Witness the aforementioned 35 year old American girl attempting to describe (and mime) the shape, structure and use of a "dish drainer" to a very nice young Indian man. A young man who spoke a bit of English but who was much to polite to simply tell me he didn't know what the H&*ll I was talking about. Or the frequency of times I have attempted to buy wood polish met with the familiar Indian head bobble and a "Yes Madame" only to be led directly to the shoe polish. While it is completely true that it is possible to find nearly anything in Bangalore, it is also equally true that you will find yourself visiting 26 stores and spending 10 hours in traffic, driving across the entire city only to learn that the item you seek was indeed available...last month.

I've heard a recent rumor that Clorox wipes are available in Bangalore. And I'm actually spending time fantasizing about discovering the "mother lode" on a shop shelf in any one location and buying up each and every one! (Aside from vinegar the concept of natural, chemical free cleansers appears to be far away for me to even dream about.)

That and cereal bowls. I find serving bowls, finger bowls, mixing bowls galore but nary a cereal bowl to be found...

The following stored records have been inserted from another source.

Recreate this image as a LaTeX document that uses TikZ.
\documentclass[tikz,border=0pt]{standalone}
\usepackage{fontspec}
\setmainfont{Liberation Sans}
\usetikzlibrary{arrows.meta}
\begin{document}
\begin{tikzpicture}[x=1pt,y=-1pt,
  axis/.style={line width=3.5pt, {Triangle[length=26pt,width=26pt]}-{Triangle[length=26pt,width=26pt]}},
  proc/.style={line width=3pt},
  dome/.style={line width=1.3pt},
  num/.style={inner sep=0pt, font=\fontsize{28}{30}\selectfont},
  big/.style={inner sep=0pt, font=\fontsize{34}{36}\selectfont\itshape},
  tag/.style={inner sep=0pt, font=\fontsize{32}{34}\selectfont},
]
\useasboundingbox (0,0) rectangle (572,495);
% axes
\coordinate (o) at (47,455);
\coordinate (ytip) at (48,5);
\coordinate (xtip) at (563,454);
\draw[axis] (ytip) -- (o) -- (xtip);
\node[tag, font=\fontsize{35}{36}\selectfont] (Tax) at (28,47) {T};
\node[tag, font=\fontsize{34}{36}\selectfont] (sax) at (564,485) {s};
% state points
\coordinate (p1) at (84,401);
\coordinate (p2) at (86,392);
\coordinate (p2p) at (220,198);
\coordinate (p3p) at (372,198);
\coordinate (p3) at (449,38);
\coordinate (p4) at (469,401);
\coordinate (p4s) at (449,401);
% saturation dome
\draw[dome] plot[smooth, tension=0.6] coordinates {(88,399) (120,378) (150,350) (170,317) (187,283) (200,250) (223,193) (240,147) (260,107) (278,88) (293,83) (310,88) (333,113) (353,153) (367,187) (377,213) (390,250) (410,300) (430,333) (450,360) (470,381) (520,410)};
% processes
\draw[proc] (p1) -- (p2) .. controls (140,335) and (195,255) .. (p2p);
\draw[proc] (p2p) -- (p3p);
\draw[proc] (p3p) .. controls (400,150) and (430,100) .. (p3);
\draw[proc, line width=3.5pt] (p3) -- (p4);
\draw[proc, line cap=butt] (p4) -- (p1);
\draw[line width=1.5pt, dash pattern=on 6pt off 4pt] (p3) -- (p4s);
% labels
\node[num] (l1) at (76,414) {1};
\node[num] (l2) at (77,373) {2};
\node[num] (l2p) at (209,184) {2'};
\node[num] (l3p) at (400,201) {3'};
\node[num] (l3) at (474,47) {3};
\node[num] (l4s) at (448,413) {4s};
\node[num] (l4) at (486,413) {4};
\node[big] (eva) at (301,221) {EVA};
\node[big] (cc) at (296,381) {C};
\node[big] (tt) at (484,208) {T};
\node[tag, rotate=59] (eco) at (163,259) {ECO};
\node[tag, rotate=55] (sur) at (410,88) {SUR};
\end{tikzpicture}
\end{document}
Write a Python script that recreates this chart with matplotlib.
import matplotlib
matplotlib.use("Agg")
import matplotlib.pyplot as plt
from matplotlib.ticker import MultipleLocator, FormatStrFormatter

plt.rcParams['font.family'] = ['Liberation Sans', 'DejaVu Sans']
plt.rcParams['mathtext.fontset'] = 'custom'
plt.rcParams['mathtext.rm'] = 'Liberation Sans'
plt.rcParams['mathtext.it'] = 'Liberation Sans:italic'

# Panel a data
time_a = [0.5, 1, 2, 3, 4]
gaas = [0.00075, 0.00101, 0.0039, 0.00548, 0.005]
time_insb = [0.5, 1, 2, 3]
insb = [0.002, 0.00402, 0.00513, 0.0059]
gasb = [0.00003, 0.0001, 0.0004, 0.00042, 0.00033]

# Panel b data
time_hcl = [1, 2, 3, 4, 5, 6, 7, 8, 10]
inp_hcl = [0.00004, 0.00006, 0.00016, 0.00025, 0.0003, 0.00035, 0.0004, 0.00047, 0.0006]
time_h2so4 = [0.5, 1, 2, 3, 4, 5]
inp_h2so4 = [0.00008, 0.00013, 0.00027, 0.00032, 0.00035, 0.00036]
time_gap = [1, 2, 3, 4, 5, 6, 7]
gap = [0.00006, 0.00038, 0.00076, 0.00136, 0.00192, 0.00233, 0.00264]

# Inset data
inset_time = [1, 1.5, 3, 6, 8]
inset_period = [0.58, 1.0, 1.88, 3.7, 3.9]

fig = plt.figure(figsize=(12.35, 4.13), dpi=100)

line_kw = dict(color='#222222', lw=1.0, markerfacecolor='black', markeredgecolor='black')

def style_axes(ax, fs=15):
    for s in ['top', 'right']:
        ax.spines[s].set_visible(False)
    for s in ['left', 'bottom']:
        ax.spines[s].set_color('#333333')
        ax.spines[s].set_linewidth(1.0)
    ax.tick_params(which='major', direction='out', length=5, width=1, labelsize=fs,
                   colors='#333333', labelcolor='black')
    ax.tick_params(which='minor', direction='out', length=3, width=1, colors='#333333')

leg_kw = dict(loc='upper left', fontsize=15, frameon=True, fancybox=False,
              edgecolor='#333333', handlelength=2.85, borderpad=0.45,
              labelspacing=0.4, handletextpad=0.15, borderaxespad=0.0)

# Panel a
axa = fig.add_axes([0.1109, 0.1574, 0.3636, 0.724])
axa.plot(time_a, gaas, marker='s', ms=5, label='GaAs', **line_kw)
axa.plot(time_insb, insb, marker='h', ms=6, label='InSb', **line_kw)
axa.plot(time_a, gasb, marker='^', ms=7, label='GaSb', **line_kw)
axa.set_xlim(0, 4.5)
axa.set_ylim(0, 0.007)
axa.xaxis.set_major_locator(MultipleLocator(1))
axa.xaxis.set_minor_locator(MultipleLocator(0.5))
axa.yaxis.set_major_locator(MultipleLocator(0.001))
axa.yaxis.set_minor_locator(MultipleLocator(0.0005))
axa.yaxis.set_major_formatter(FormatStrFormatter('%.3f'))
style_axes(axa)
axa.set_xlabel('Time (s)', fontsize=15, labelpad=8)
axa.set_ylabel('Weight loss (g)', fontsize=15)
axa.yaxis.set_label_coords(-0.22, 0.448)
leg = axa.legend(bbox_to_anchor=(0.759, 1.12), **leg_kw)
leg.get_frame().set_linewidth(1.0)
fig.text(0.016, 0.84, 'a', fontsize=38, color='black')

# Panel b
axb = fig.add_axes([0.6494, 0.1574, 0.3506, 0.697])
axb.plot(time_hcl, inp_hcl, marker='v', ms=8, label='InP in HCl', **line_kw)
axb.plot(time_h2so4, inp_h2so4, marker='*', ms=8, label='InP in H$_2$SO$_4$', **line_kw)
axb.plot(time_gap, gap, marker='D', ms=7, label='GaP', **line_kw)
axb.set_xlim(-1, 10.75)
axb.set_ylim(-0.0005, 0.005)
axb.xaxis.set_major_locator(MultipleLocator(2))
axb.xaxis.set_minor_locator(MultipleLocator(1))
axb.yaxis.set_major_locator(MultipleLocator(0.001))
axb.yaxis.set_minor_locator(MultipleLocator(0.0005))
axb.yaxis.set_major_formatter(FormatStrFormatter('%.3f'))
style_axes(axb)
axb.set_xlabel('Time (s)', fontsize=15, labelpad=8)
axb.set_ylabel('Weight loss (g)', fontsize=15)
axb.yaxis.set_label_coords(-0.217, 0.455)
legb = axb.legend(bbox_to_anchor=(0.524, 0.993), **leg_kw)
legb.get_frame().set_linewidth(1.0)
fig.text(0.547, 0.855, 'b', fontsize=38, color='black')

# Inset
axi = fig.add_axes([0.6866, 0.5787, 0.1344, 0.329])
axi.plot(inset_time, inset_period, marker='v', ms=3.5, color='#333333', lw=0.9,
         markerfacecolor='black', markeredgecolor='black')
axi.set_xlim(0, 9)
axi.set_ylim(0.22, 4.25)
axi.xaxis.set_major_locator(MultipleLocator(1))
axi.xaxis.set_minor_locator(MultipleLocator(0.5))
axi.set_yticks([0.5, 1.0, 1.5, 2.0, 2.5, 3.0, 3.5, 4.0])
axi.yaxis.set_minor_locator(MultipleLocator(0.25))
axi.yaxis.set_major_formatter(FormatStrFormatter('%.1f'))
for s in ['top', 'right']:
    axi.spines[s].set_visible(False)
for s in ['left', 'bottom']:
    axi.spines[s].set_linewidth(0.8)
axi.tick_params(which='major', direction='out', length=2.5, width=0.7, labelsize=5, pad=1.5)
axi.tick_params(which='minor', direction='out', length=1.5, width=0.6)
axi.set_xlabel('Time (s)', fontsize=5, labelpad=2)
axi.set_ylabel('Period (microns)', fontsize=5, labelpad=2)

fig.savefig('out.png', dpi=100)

What this all boils down to is learning to embrace the unfamiliar. My knee jerk, off-the-cuff reaction is often one of incredulity: "WHAT, no cereal bowls...of all the is it possible that there are no cereal bowls!?" And then I remember that we have chosen to live in a foreign culture. Chosen a life in which our notions of "right and good and usual" will be continually challenged. A life in which cereal bowls might just be traditionally unavailable because the traditional breakfast doesn't include cereal (who'd a mean it's not just like the U.S.)